Record rise in German bond yields

The bond market also reacted to the news. Futures on the 10-year German Bund fell 0.7%, signaling a likely decline in cash bond prices. On Wednesday, the yield on the 10-year German bond, considered the euro zone's benchmark, showed a sharp jump of more than 30 basis points. It was the biggest one-day increase in yields in 28 years.

The move suggests that investors are reconsidering their expectations for the future of European monetary policy and the possible easing of fiscal constraints in the region's largest economy, Germany.

The euro continues to climb

On the foreign exchange market, the European currency is gaining ground.

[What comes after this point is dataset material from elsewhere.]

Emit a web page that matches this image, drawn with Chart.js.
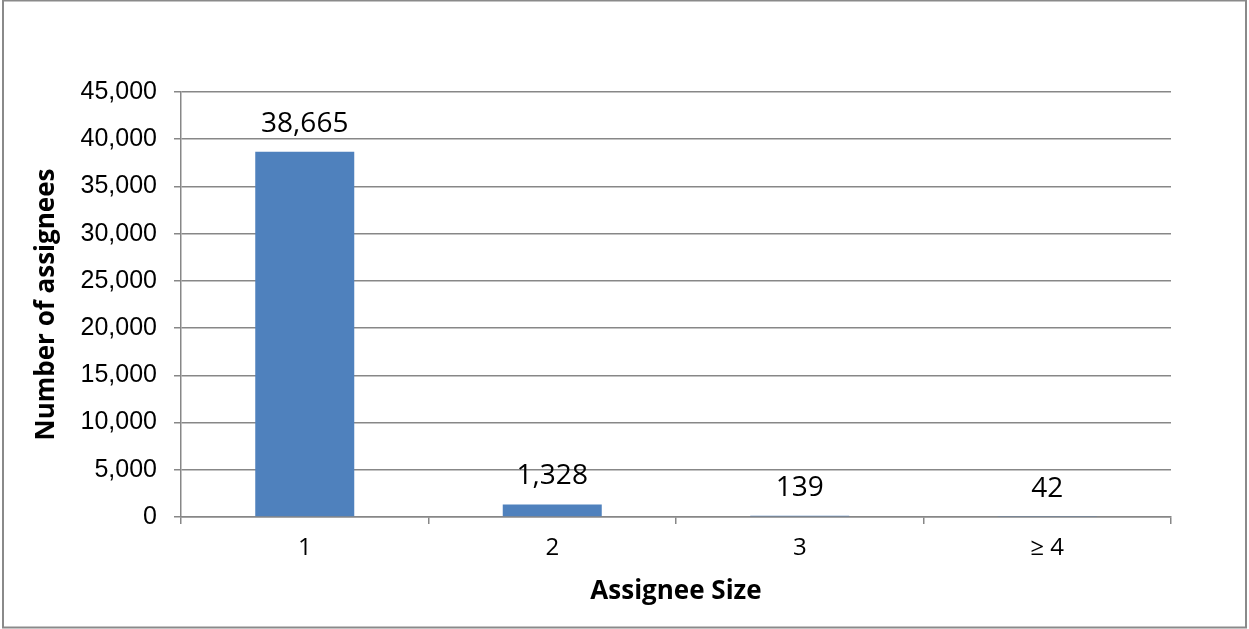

The euro rose 0.25% to $1.0815, slightly below the four-month high hit early in the Asian session.

The euro has been growing steadily since the start of the week, up more than 4%, its biggest weekly gain since March 2009. This growth is due not only to events in Germany, but also to expectations of an easing of the ECB's monetary policy and easing fears of a recession in the eurozone.

Dollar under pressure: rate falls to four-month low

The US currency weakened amid changing market expectations regarding the future policy of the Federal Reserve System (FRS). The dollar index, which tracks its value against a basket of six leading world currencies, fell to 104.11, its lowest since early November.

The dollar's weakness is linked to expectations of a key US labor market report to be released on Friday. Investors are closely watching the employment data, as it could provide further signals about the Fed's further actions regarding interest rates.

Gold steady ahead of economic data

The precious metals market is showing stability as investors take a wait-and-see approach ahead of the US nonfarm payrolls report. Gold prices are holding steady at $2,921.39 an ounce, reflecting traders' caution as they weigh the implications for the Fed's monetary policy.

Traditionally seen as a safe haven asset, gold prices can move significantly based on economic data. If the labour market report shows weaker employment, this could increase expectations for monetary easing soon, which would support demand for precious metals.

Oil on the brink: Pressure from inventories and OPEC+ decisions

The oil market remains under pressure after a sharp decline in previous sessions. The main factors weighing on prices were a significant increase in US crude inventories, OPEC+ plans to increase production and new US trade restrictions on energy supplies.

Brent crude futures remain near a three-year low set on Wednesday. The slide in oil prices deepened after U.S. Energy Department data showed an unexpected jump in inventories, suggesting a slowdown in demand for the commodity.

Additional pressure on the market came from OPEC+, which signaled that member countries would revise their output upwards. This has caused concern among investors that additional supply could exacerbate the glut.

Markets await key signals

Financial markets are in a holding pattern, with investors closely monitoring upcoming economic data and key regulatory decisions. A weaker dollar, stable gold, and volatile oil prices all point to a high degree of uncertainty. Friday's employment report could be a decisive factor in determining how markets move in the coming weeks.